What the task asks: Starting at the top of the entries below, write out each line up to and including the one containing "const markers = ['x', 'o', 'x', 'o', 'x', 'o'];". Leave the pictures out.

(A block of data)
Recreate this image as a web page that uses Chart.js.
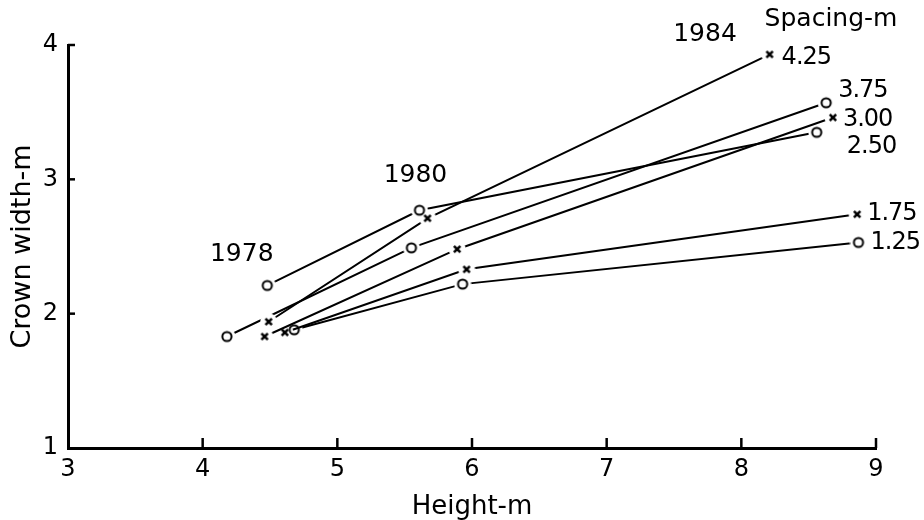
<!DOCTYPE html>
<html>
<head>
<meta charset="utf-8">
<script src="https://cdn.jsdelivr.net/npm/chart.js@4.4.1/dist/chart.umd.min.js"></script>
<style>
  html, body { margin: 0; padding: 0; background: #fff; }
  #wrap { width: 924px; height: 520px; }
</style>
</head>
<body>
<div id="wrap"><canvas id="chartCrown"></canvas></div>
<script>
// measurement years and spacings (m)
const years = ['1978', '1980', '1984'];
const spacings = ['4.25', '3.75', '3.00', '2.50', '1.75', '1.25'];
const markers = ['x', 'o', 'x', 'o', 'x', 'o'];

// mean height (m) per spacing, one value per year
const height425 = [4.49, 5.67, 8.21];
const height375 = [4.18, 5.55, 8.63];
const height300 = [4.46, 5.89, 8.68];
const height250 = [4.48, 5.61, 8.56];
const height175 = [4.61, 5.96, 8.86];
const height125 = [4.68, 5.93, 8.87];

// mean crown width (m) per spacing
const crown425 = [1.94, 2.71, 3.93];
const crown375 = [1.83, 2.49, 3.57];
const crown300 = [1.83, 2.48, 3.46];
const crown250 = [2.21, 2.77, 3.35];
const crown175 = [1.86, 2.33, 2.74];
const crown125 = [1.88, 2.22, 2.53];

const xTicks = [3, 4, 5, 6, 7, 8, 9];
const yTicks = [1, 2, 3, 4];

const heights = [height425, height375, height300, height250, height175, height125];
const crowns = [crown425, crown375, crown300, crown250, crown175, crown125];

// where the year captions sit, in data units
const yearSpots = [[4.29, 2.44], [5.58, 3.03], [7.73, 4.08]];
// label offsets (px) from the 1984 point of each line
const labelShift = [[12, 3], [12, -12], [10, 2], [30, 14], [10, 0], [12, 0]];

const FONT = '"DejaVu Sans", sans-serif';

// white disc under each point so the lines stop short of it
function makeHalo() {
    const c = document.createElement('canvas');
    c.width = 18; c.height = 18;
    const g = c.getContext('2d');
    g.fillStyle = '#fff';
    g.beginPath(); g.arc(9, 9, 8.5, 0, Math.PI * 2); g.fill();
    return c;
}

function makeMarker(kind) {
    const c = document.createElement('canvas');
    c.width = 16; c.height = 16;
    const g = c.getContext('2d');
    g.strokeStyle = '#000';
    if (kind === 'o') {
        g.lineWidth = 2;
        g.beginPath(); g.arc(8, 8, 4.6, 0, Math.PI * 2); g.stroke();
    } else {
        g.lineWidth = 2.6;
        g.beginPath();
        g.moveTo(4.8, 4.8); g.lineTo(11.2, 11.2);
        g.moveTo(11.2, 4.8); g.lineTo(4.8, 11.2);
        g.stroke();
    }
    return c;
}

const halo = makeHalo();

function seriesPoints(i) {
    return heights[i].map((h, k) => ({ x: h, y: crowns[i][k] }));
}

// lines first (with their halos), markers on top of everything
const lineSets = spacings.map((s, i) => ({
    label: s,
    data: seriesPoints(i),
    showLine: true,
    borderColor: '#000',
    borderWidth: 2,
    pointStyle: halo,
    pointRadius: 5,
    pointHoverRadius: 5,
    order: 2
}));

const markerSets = spacings.map((s, i) => ({
    label: s + ' marker',
    data: seriesPoints(i),
    showLine: false,
    pointStyle: makeMarker(markers[i]),
    pointRadius: 5,
    pointHoverRadius: 5,
    order: 1
}));

// short inward ticks on both axes
const innerTicks = {
    id: 'innerTicks',
    afterDraw(chart) {
        const { ctx, chartArea, scales } = chart;
        ctx.save();
        ctx.strokeStyle = '#000';
        ctx.lineWidth = 2.5;
        xTicks.slice(1).forEach(v => {
            const px = scales.x.getPixelForValue(v);
            ctx.beginPath(); ctx.moveTo(px, chartArea.bottom); ctx.lineTo(px, chartArea.bottom - 10); ctx.stroke();
        });
        yTicks.slice(1).forEach(v => {
            const py = scales.y.getPixelForValue(v);
            ctx.beginPath(); ctx.moveTo(chartArea.left, py); ctx.lineTo(chartArea.left + 7, py); ctx.stroke();
        });
        ctx.restore();
    }
};

// year captions, spacing labels and the legend heading
const captions = {
    id: 'captions',
    afterDatasetsDraw(chart) {
        const { ctx, scales } = chart;
        ctx.save();
        ctx.fillStyle = '#000';
        ctx.font = '25px ' + FONT;
        ctx.textAlign = 'center';
        ctx.textBaseline = 'middle';
        years.forEach((y, i) => {
            ctx.fillText(y, scales.x.getPixelForValue(yearSpots[i][0]), scales.y.getPixelForValue(yearSpots[i][1]));
        });
        ctx.textAlign = 'left';
        ctx.font = '24px ' + FONT;
        ctx.letterSpacing = '-1px';
        spacings.forEach((s, i) => {
            const last = chart.getDatasetMeta(i).data[2];
            ctx.fillText(s, last.x + labelShift[i][0], last.y + labelShift[i][1]);
        });
        ctx.letterSpacing = '0px';
        ctx.textAlign = 'center';
        ctx.font = '25px ' + FONT;
        ctx.fillText('Spacing-m', 831, 19);
        ctx.restore();
    }
};

new Chart(document.getElementById('chartCrown'), {
    type: 'scatter',
    data: { datasets: lineSets.concat(markerSets) },
    plugins: [innerTicks, captions],
    options: {
        responsive: true,
        maintainAspectRatio: false,
        animation: false,
        layout: { padding: { top: 45, right: 48, left: 0, bottom: 0 } },
        plugins: { legend: { display: false }, tooltip: { enabled: false } },
        scales: {
            x: {
                type: 'linear',
                min: 3, max: 9,
                afterBuildTicks: s => { s.ticks = xTicks.map(v => ({ value: v })); },
                afterFit: s => { s.height = 72; },
                grid: { display: false, drawTicks: false },
                border: { color: '#000', width: 3 },
                ticks: { color: '#000', font: { family: FONT, size: 24 }, padding: 7, maxRotation: 0 },
                title: { display: true, text: 'Height-m', color: '#000', font: { family: FONT, size: 26, lineHeight: 1 }, padding: { top: 0, bottom: 0 } }
            },
            y: {
                type: 'linear',
                min: 1, max: 4,
                afterBuildTicks: s => { s.ticks = yTicks.map(v => ({ value: v })); },
                afterFit: s => { s.width = 68; },
                grid: { display: false, drawTicks: false },
                border: { color: '#000', width: 3 },
                ticks: { color: '#000', font: { family: FONT, size: 24 }, padding: 10 },
                title: { display: true, text: 'Crown width-m', color: '#000', font: { family: FONT, size: 27, lineHeight: 1 }, padding: { top: 9, bottom: 0 } }
            }
        }
    }
});
</script>
</body>
</html>
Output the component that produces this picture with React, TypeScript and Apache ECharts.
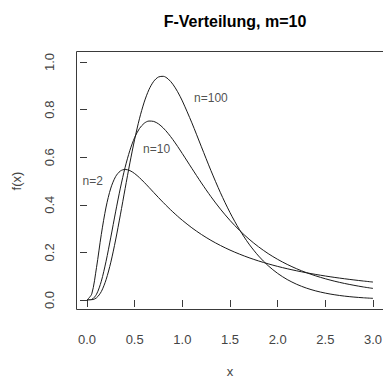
import React, { useEffect, useRef } from "react";
import * as echarts from "echarts";

// x grid of the density curves
const xs = [
  0, 0.05, 0.1, 0.15, 0.2, 0.25, 0.3, 0.35, 0.4, 0.45, 0.5, 0.55, 0.6, 0.65, 0.7, 0.75, 0.8, 0.85, 0.9, 0.95, 1.0,
  1.1, 1.2, 1.3, 1.4, 1.5, 1.6, 1.7, 1.8, 1.9, 2.0, 2.1, 2.2, 2.3, 2.4, 2.5, 2.6, 2.7, 2.8, 2.9, 3.0,
];
const fN2 = [
  0, 0.0256, 0.1372, 0.2754, 0.3906, 0.4704, 0.5184, 0.5421, 0.5487, 0.5437, 0.5312, 0.5141, 0.4944, 0.4733, 0.4518,
  0.4304, 0.4096, 0.3895, 0.3704, 0.3521, 0.3349, 0.3033, 0.2754, 0.2507, 0.229, 0.2097, 0.1927, 0.1775, 0.164, 0.152,
  0.1411, 0.1314, 0.1226, 0.1146, 0.1074, 0.1008, 0.0948, 0.0893, 0.0843, 0.0797, 0.0754,
];
const fN10 = [
  0, 0.0024, 0.0243, 0.0788, 0.1628, 0.2642, 0.3702, 0.4702, 0.5576, 0.6288, 0.6828, 0.7202, 0.7426, 0.7519, 0.7503,
  0.74, 0.7227, 0.7003, 0.6742, 0.6455, 0.6152, 0.553, 0.4919, 0.4343, 0.3817, 0.3344, 0.2925, 0.2556, 0.2233, 0.1951,
  0.1707, 0.1495, 0.1311, 0.1151, 0.1013, 0.0892, 0.0787, 0.0696, 0.0618, 0.0547, 0.0487,
];
const fN100 = [
  0, 0.0008, 0.0092, 0.0353, 0.0852, 0.1588, 0.252, 0.3577, 0.4682, 0.5761, 0.6753, 0.7613, 0.8314, 0.884, 0.9189,
  0.9371, 0.9398, 0.9291, 0.9068, 0.8752, 0.8364, 0.7444, 0.6438, 0.5438, 0.4506, 0.3673, 0.2953, 0.2347, 0.1848,
  0.1442, 0.1117, 0.086, 0.0659, 0.0502, 0.0381, 0.0289, 0.0218, 0.0164, 0.0123, 0.0093, 0.0069,
];

// curve labels (data coordinates)
const labelTexts = ["n=2", "n=10", "n=100"];
const labelX = [0.06, 0.73, 1.3];
const labelY = [0.5, 0.633, 0.85];

const xTicks = [0, 0.5, 1, 1.5, 2, 2.5, 3];
const yTicks = [0, 0.2, 0.4, 0.6, 0.8, 1];

const FONT = "'Liberation Sans', Arial, Helvetica, sans-serif";
const LINE = "#1a1a1a";
const AXIS = "#3a3a3a";
const TXT = "#444";

export default function App() {
  const ref = useRef<HTMLDivElement>(null);
  useEffect(() => {
    if (!ref.current) return;
    const chart = echarts.init(ref.current, undefined, { renderer: "svg" });
    const mk = (ys: number[]) => xs.map((x, i) => [x, ys[i]]);
    const curve = (name: string, ys: number[]) => ({
      name,
      type: "line",
      data: mk(ys),
      showSymbol: false,
      symbol: "none",
      smooth: 0.3,
      lineStyle: { color: LINE, width: 1 },
      silent: true,
    });
    chart.setOption({
      animation: false,
      backgroundColor: "#fff",
      textStyle: { fontFamily: FONT },
      title: {
        text: "F-Verteilung, m=10",
        left: 230,
        textAlign: "center",
        top: 8,
        textStyle: { fontFamily: FONT, fontSize: 16, fontWeight: "bold", color: "#000" },
      },
      grid: { left: 87, right: 10, top: 62, bottom: 79, containLabel: false, outerBoundsMode: "none" },
      xAxis: {
        type: "value",
        min: xTicks[0],
        max: xTicks[xTicks.length - 1],
        interval: 0.5,
        offset: 9,
        axisLine: { show: false },
        axisTick: { show: true, length: 7, lineStyle: { color: AXIS, width: 1 } },
        axisLabel: {
          margin: 24,
          fontSize: 13,
          color: TXT,
          fontFamily: FONT,
          formatter: (v: number) => v.toFixed(1),
        },
        splitLine: { show: false },
        name: "x",
        nameLocation: "middle",
        nameGap: 56,
        nameTextStyle: { fontSize: 13, lineHeight: 13, color: TXT, fontFamily: FONT },
      },
      yAxis: {
        type: "value",
        min: yTicks[0],
        max: yTicks[yTicks.length - 1],
        interval: 0.2,
        offset: 11,
        axisLine: { show: false },
        axisTick: { show: true, length: 7, lineStyle: { color: AXIS, width: 1 } },
        axisLabel: {
          margin: 20,
          fontSize: 13,
          rotate: 90,
          color: TXT,
          fontFamily: FONT,
          formatter: (v: number) => v.toFixed(1),
        },
        splitLine: { show: false },
        name: "f(x)",
        nameLocation: "middle",
        nameGap: 53,
        nameRotate: 90,
        nameTextStyle: { fontSize: 13, color: TXT, fontFamily: FONT },
      },
      graphic: [
        {
          type: "rect",
          shape: { x: 76.5, y: 51.5, width: 310, height: 258 },
          style: { fill: "none", stroke: AXIS, lineWidth: 1 },
          z: 100,
          silent: true,
        },
      ],
      series: [
        curve("n=2", fN2),
        curve("n=10", fN10),
        curve("n=100", fN100),
        {
          type: "scatter",
          data: labelX.map((x, i) => [x, labelY[i], labelTexts[i]]),
          symbolSize: 0,
          silent: true,
          label: {
            show: true,
            position: "inside",
            formatter: (p: any) => p.data[2],
            fontSize: 12,
            color: "#222",
            fontFamily: FONT,
          },
        },
      ],
    });
    return () => chart.dispose();
  }, []);
  return (
    <div
      ref={ref}
      style={{ position: "fixed", left: 0, top: 0, width: 383, height: 379, background: "#fff" }}
    />
  );
}
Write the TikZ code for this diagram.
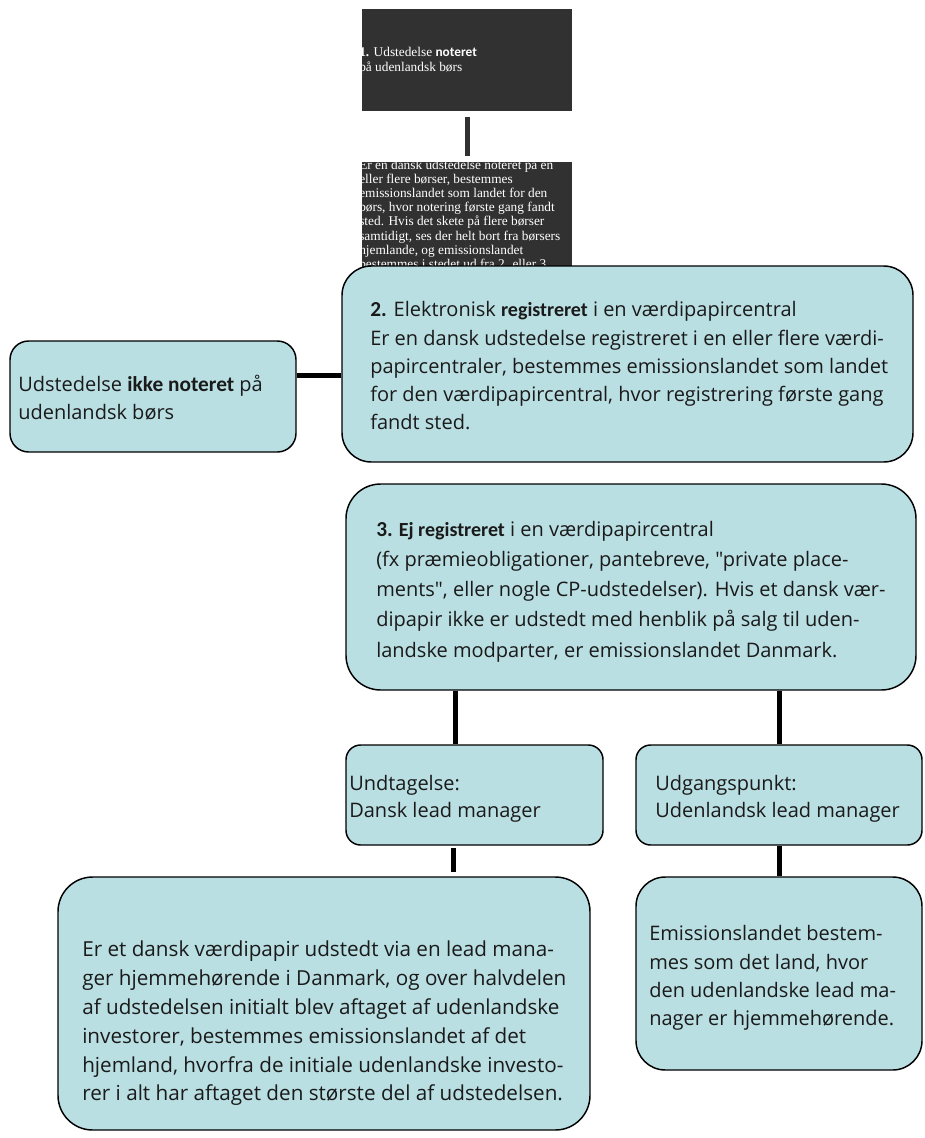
\documentclass[tikz,border=0pt]{standalone}
\usepackage{fontspec}
\setmainfont{Open Sans}[Ligatures=TeXOff]
\newfontfamily\calib{Carlito}
\newfontfamily\tnr{Liberation Serif}
\usetikzlibrary{backgrounds}
\definecolor{boxfill}{HTML}{BADFE3}
\definecolor{darkfill}{HTML}{313131}
\definecolor{ink}{HTML}{1A1A1A}
\tikzset{
  cbox/.style={draw=black, line width=1.1pt, fill=boxfill, inner sep=0pt},
  bsz/.style 2 args={minimum width=#1*0.75pt, minimum height=#2*0.75pt},
  dbox/.style={fill=darkfill, inner sep=0pt, draw=none},
  txt/.style={anchor=west, inner sep=0pt, align=left, text=ink},
  dtxt/.style={anchor=west, inner sep=0pt, align=left, text=white},
  conn/.style={line width=3.75pt, draw=black},
  dconn/.style={line width=3.75pt, draw=darkfill},
}
\begin{document}
\begin{tikzpicture}[x=0.75pt,y=-0.75pt]
\useasboundingbox (0,0) rectangle (924,1138);
% dark boxes
\node[dbox,bsz={210}{102}] (d1) at (467,60) {};
\node[dbox,bsz={210}{106}] (d2) at (467,215) {};
\begin{scope}
  \clip (d1.north west) rectangle (d1.south east);
  \node[dtxt, font=\tnr\fontsize{10pt}{11.25pt}\selectfont] (d1t) at (359,61) {{\bfseries 1.} Udstedelse {\calib\bfseries noteret}\\på udenlandsk børs};
\end{scope}
\begin{scope}
  \clip (d2.north west) rectangle (d2.south east);
  \node[dtxt, font=\tnr\fontsize{10pt}{10.65pt}\selectfont] (d2t) at (359,214) {Er en dansk udstedelse noteret på en\\eller flere børser, bestemmes\\emissionslandet som landet for den\\børs, hvor notering første gang fandt\\sted. Hvis det skete på flere børser\\samtidigt, ses der helt bort fra børsers\\hjemlande, og emissionslandet\\bestemmes i stedet ud fra 2. eller 3.};
\end{scope}
\draw[dconn, shorten <=4.5pt, shorten >=4.5pt] (d1.south) -- (d2.north);
% cyan boxes
\node[cbox,rounded corners=22pt,bsz={571}{196}] (reg) at (627.5,364) {};
\node[cbox,rounded corners=14pt,bsz={286}{111}] (notnot) at (153,396.5) {};
\node[cbox,rounded corners=26pt,bsz={570}{206}] (nreg) at (631,587) {};
\node[cbox,rounded corners=11pt,bsz={257}{100}] (dk) at (474.5,795) {};
\node[cbox,rounded corners=11pt,bsz={286}{100}] (fx) at (779,795) {};
\node[cbox,rounded corners=26pt,bsz={532}{253}] (dkres) at (324,1003.5) {};
\node[cbox,rounded corners=22pt,bsz={286}{193}] (fxres) at (779,973.5) {};
% connectors
\coordinate (hy) at (0,375);
\coordinate (vx1) at (455,0);
\coordinate (vx2) at (453,0);
\begin{pgfonlayer}{background}
\draw[conn] (notnot.east |- hy) -- (reg.west |- hy);
\draw[conn] (nreg.south -| vx1) -- (dk.north -| vx1);
\draw[conn] (nreg.south -| fx.north) -- (fx.north);
\draw[conn, shorten <=2pt, shorten >=3pt] (dk.south -| vx2) -- (dkres.north -| vx2);
\draw[conn] (fx.south) -- (fxres.north);
\end{pgfonlayer}
% texts
\node[txt, font=\fontsize{15pt}{21.2pt}\selectfont] (regt) at (370,366) {{\calib\bfseries\fontsize{16pt}{21.2pt}\selectfont 2.} Elektronisk {\calib\bfseries registreret} i en værdipapircentral\\Er en dansk udstedelse registreret i en eller flere værdi-\\papircentraler, bestemmes emissionslandet som landet\\for den værdipapircentral, hvor registrering første gang\\fandt sted.};
\node[txt, font=\fontsize{15pt}{21pt}\selectfont] (notnott) at (18,397.5) {Udstedelse {\calib\bfseries\fontsize{16pt}{21pt}\selectfont ikke noteret} på\\udenlandsk børs};
\node[txt, font=\fontsize{15pt}{22.7pt}\selectfont] (nregt) at (376,591.5) {{\calib\bfseries{\fontsize{16pt}{22.7pt}\selectfont 3.} Ej registreret} i en værdipapircentral\\(fx præmieobligationer, pantebreve, "private place-\\ments", eller nogle CP-udstedelser). Hvis et dansk vær-\\dipapir ikke er udstedt med henblik på salg til uden-\\landske modparter, er emissionslandet Danmark.};
\node[txt, font=\fontsize{15pt}{20.25pt}\selectfont] (dkt) at (349,798.5) {Undtagelse:\\Dansk lead manager};
\node[txt, font=\fontsize{15pt}{20.25pt}\selectfont] (fxt) at (655,798.5) {Udgangspunkt:\\Udenlandsk lead manager};
\node[txt, font=\fontsize{15.5pt}{21.6pt}\selectfont] (dkrest) at (82,1023.5) {Er et dansk værdipapir udstedt via en lead mana-\\ger hjemmehørende i Danmark, og over halvdelen\\af udstedelsen initialt blev aftaget af udenlandske\\investorer, bestemmes emissionslandet af det\\hjemland, hvorfra de initiale udenlandske investo-\\rer i alt har aftaget den største del af udstedelsen.};
\node[txt, font=\fontsize{15pt}{21.2pt}\selectfont] (fxrest) at (649,978) {Emissionslandet bestem-\\mes som det land, hvor\\den udenlandske lead ma-\\nager er hjemmehørende.};
\end{tikzpicture}
\end{document}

Worked solution:
Recreate this image as a web page that uses Chart.js.
<!DOCTYPE html>
<html>
<head>
<meta charset="utf-8">
<script src="https://cdn.jsdelivr.net/npm/chart.js@4.4.1/dist/chart.umd.min.js"></script>
<style>
  html, body { margin: 0; padding: 0; background: #fff; }
  #wrap { width: 924px; height: 520px; }
</style>
</head>
<body>
<div id="wrap"><canvas id="chartCrown"></canvas></div>
<script>
// measurement years and spacings (m)
const years = ['1978', '1980', '1984'];
const spacings = ['4.25', '3.75', '3.00', '2.50', '1.75', '1.25'];
const markers = ['x', 'o', 'x', 'o', 'x', 'o'];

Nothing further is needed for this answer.